Where does co-dependency come from?
I have spent so many years examining my life experiences and the patterns I have noticed in my relationships. I wanted to share with you today some of what I have unraveled. I also wanted to offer some hope for people trying to pull themselves out of the co-dependency mindset.
First, I grew up in an abusive household where I was not allowed to have any needs. Grown ups had needs. Grown ups mattered. I was supposed to be silent and do what I was told. I tried to minimize how often there was fighting and abuse by being the perfect child. After so many years of this behavior, I learned to stuff my feelings and needs down and live for what others wanted.
I made some progress in my life overcoming that childhood abuse. I had success in my careers. I went to graduate school. However, there were some deep-seated beliefs I never addressed and when I married, I married someone who exploited my weaknesses and manipulated me in the relationship. I stayed much longer than I should have and gave so many chances. I even took on the martyr role of “well if I am with this person that means someone else doesn’t have to suffer under him.” I thought I could hold onto myself and be a good role model for my spouse to find some ease and heal. That never happened. Instead I became more abused, more co-dependent to the point I disappeared, and more isolated.
I realized I needed to escape the abuse and save myself. It was terrifying to set those boundaries and leave the abuse. I had to go no contact because any conversation turned into a manipulation to get me back. However, eventually, you see who a person really is and realize you need to focus on saving you and not someone else. The co-dependency tendencies still lingered for over another two years. I had to dig deep and really examine beliefs I learned in childhood and challenge new beliefs my abuser taught me. I had to fight back to who I was as a child. I finally realized that before I was abused and beaten down as a child, I was a being filled with love and light. I was curious about the world and kind. My parents taught me the world was unsafe. I had spent most of my adult life proving my parent’s faulty belief correct because I was on autopilot bumping into the same negative people wrapped in different packaging.
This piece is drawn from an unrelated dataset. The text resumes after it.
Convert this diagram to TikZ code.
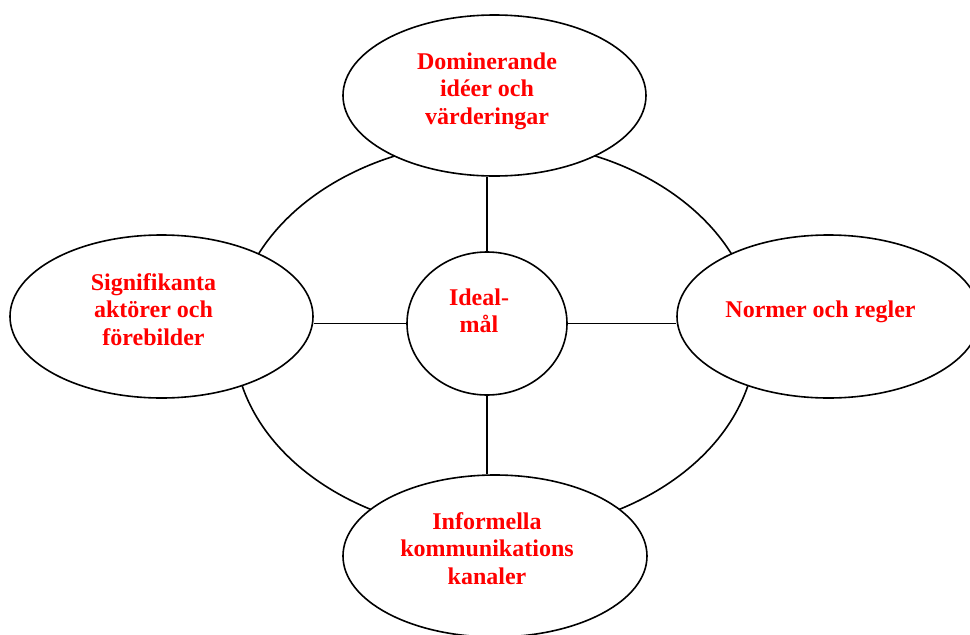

I now accept that I am a work in progress and will always need to keep an eye on where my thoughts and feelings go. It is hard but worthwhile work because ultimately it brings me peace. I am learning to trust my instincts. I am learning to live one day at a time and not worry too far into the future. I speak to myself in a kinder way. I process my feelings and challenge my thoughts because I have slowed down. I made time for myself to do this by setting aside time in the morning and at night. (Check out the rituals post on creating a morning and evening ritual.) I have to invest in me. I am the best person to make the investment. I know myself best and know what needs work. I want to encourage you to start investing in yourself. Small investments of time and energy will add up, but the act of never investing is a tragedy.